I should add that this measure has the active support of the Irish judiciary and, indeed, the Chief Justice has already established an Interim Judicial Council ahead of the statutory provision.  Work on the drafting of the new Bill continues in conjunction with the Offices of the Attorney General and of Parliamentary Counsel with a view to publication of the necessary legislation later this year.

Finally, the development of a new system of judicial appointments is something I have been considering carefully. The current Judicial Appointments Board operates within the existing legislative framework and we are fortunate that the candidates for judicial office are without doubt of a very high calibre. But there is scope for a more transparent and accountable system which could promote more diversity in our judiciary and serve to further enhance the very high opinion in which the Irish people hold their judiciary.  A change of this nature would be very much in the public interest.

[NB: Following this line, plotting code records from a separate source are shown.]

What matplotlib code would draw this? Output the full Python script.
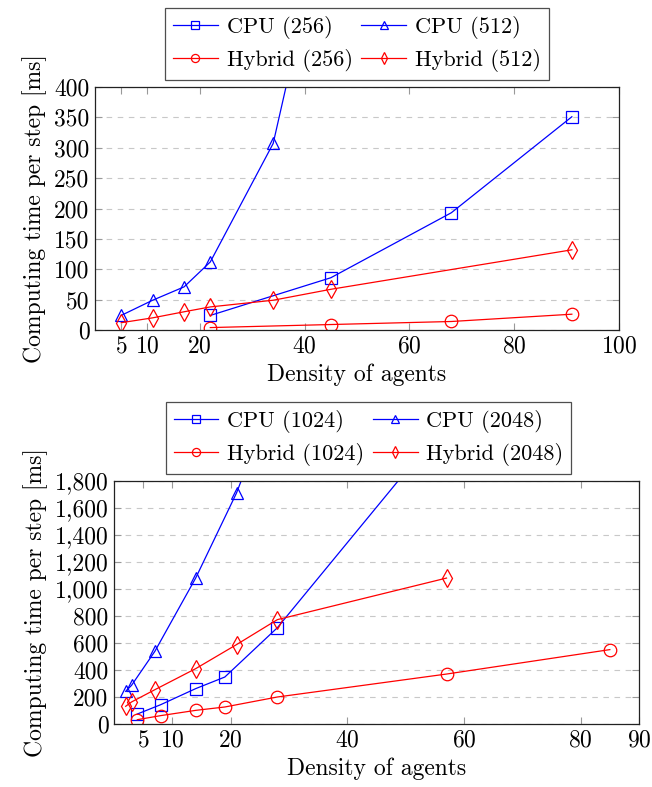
import matplotlib
matplotlib.use("Agg")
import matplotlib.pyplot as plt
from matplotlib.ticker import FuncFormatter

plt.rcParams["font.family"] = "serif"
plt.rcParams["font.serif"] = ["cmr10", "DejaVu Serif"]
plt.rcParams["mathtext.fontset"] = "cm"
plt.rcParams["axes.formatter.use_mathtext"] = True
plt.rcParams["font.size"] = 17

# top chart: 256 / 512
x_cpu256 = [22, 45, 68, 91]
y_cpu256 = [24, 86, 193, 351]
x_hyb256 = [22, 45, 68, 91]
y_hyb256 = [4, 9, 14, 26]
x_cpu512 = [5, 11, 17, 22, 34, 45]
y_cpu512 = [24, 49, 71, 112, 307, 725]
x_hyb512 = [5, 11, 17, 22, 34, 45, 91]
y_hyb512 = [12, 20, 30, 38, 49, 67, 132]

# bottom chart: 1024 / 2048
x_cpu1024 = [4, 8, 14, 19, 28, 57]
y_cpu1024 = [74, 143, 262, 348, 713, 2236]
x_hyb1024 = [4, 8, 14, 19, 28, 57, 85]
y_hyb1024 = [32, 62, 101, 126, 200, 370, 551]
x_cpu2048 = [2, 3, 7, 14, 21, 28]
y_cpu2048 = [242, 286, 538, 1081, 1711, 2500]
x_hyb2048 = [2, 3, 7, 14, 21, 28, 57]
y_hyb2048 = [131, 163, 254, 410, 588, 773, 1081]

top_xticks = [5, 10, 20, 40, 60, 80, 100]
top_yticks = [0, 50, 100, 150, 200, 250, 300, 350, 400]
bot_xticks = [5, 10, 20, 40, 60, 80, 90]
bot_yticks = [0, 200, 400, 600, 800, 1000, 1200, 1400, 1600, 1800]

fig = plt.figure(figsize=(6.52, 7.87), dpi=100)
W, H = 652, 787
ax1 = fig.add_axes([95 / W, 1 - 330 / H, (619 - 95) / W, (330 - 87) / H])
ax2 = fig.add_axes([114 / W, 1 - 724 / H, (639 - 114) / W, (724 - 481) / H])

mk = dict(markersize=9, markerfacecolor="none", linewidth=0.9, markeredgewidth=0.9)


def style(ax, xlim, ylim, xticks, yticks):
    ax.set_xlim(*xlim)
    ax.set_ylim(*ylim)
    ax.set_xticks(xticks)
    ax.set_yticks(yticks)
    ax.yaxis.set_major_formatter(FuncFormatter(lambda v, p: f"{v:,.0f}"))
    ax.tick_params(direction="in", length=5, width=0.8, color="#999999",
                   top=True, right=True, labelsize=17, pad=4)
    ax.grid(axis="y", linestyle=(0, (5, 5)), color="#c8c8c8", linewidth=0.8)
    ax.set_axisbelow(True)
    for s in ax.spines.values():
        s.set_linewidth(0.9)
        s.set_color("#222222")
    ax.set_xlabel("Density of agents", fontsize=17, labelpad=4)
    ax.set_ylabel("Computing time per step [ms]", fontsize=17, labelpad=5)


ax1.plot(x_cpu256, y_cpu256, color="blue", marker="s", label="CPU (256)", **mk)
ax1.plot(x_cpu512, y_cpu512, color="blue", marker="^", label="CPU (512)", **mk)
ax1.plot(x_hyb256, y_hyb256, color="red", marker="o", label="Hybrid (256)", **mk)
ax1.plot(x_hyb512, y_hyb512, color="red", marker="d", label="Hybrid (512)", **mk)
style(ax1, (0, 100), (0, 400), top_xticks, top_yticks)

ax2.plot(x_cpu1024, y_cpu1024, color="blue", marker="s", label="CPU (1024)", **mk)
ax2.plot(x_cpu2048, y_cpu2048, color="blue", marker="^", label="CPU (2048)", **mk)
ax2.plot(x_hyb1024, y_hyb1024, color="red", marker="o", label="Hybrid (1024)", **mk)
ax2.plot(x_hyb2048, y_hyb2048, color="red", marker="d", label="Hybrid (2048)", **mk)
style(ax2, (0, 90), (0, 1800), bot_xticks, bot_yticks)

for ax, cx in ((ax1, 0.5), (ax2, 0.485)):
    handles, labels = ax.get_legend_handles_labels()
    order = [0, 2, 1, 3]
    leg = ax.legend([handles[i] for i in order], [labels[i] for i in order],
                    ncol=2, loc="lower center", bbox_to_anchor=(cx, 1.029),
                    fontsize=16, frameon=True, fancybox=False, edgecolor="#222222",
                    handlelength=2.0, columnspacing=0.4, handletextpad=0.4,
                    borderpad=0.35, labelspacing=0.45, borderaxespad=0,
                    markerscale=0.65)
    leg.get_frame().set_linewidth(0.9)

fig.savefig("out.png", dpi=100)
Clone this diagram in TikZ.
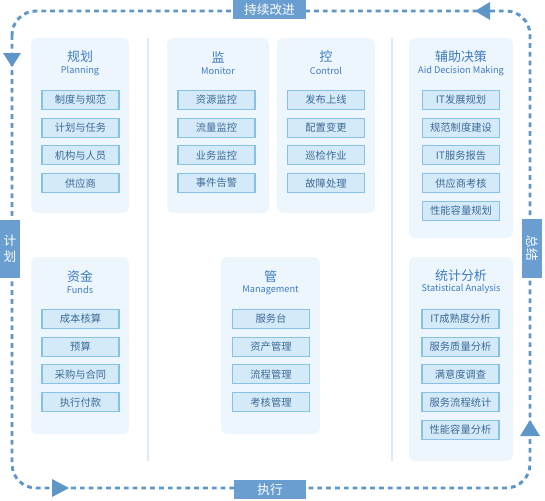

I do believe that a better architecture can be put in place than exists at present and I hope the discussion I am suggesting involves not only the legal profession and contributions from members of the judiciary such as the recent thoughtful observations from a member of the Supreme Court, Judge Clarke, but also engages the broader public who benefit daily in innumerable ways from the protection of the independent judiciary. Among the questions I would like to pose are - should legal academics be rendered eligible for judicial appointments or should they not?  Some of the most influential members of the U.S. Supreme Court have come from academia.  Perhaps professional bodies, the Law Society and Kings Inns, and also our third level law schools, should give consideration as to the desirability of providing judicial studies courses for those members of the legal community who may consider seeking judicial appointment at a later stage.  These are some of the issues which I hope will be considered as part of this debate.

Can I thank you all for your attention and I hope that you enjoy a stimulating conference here in Dublin over the coming days.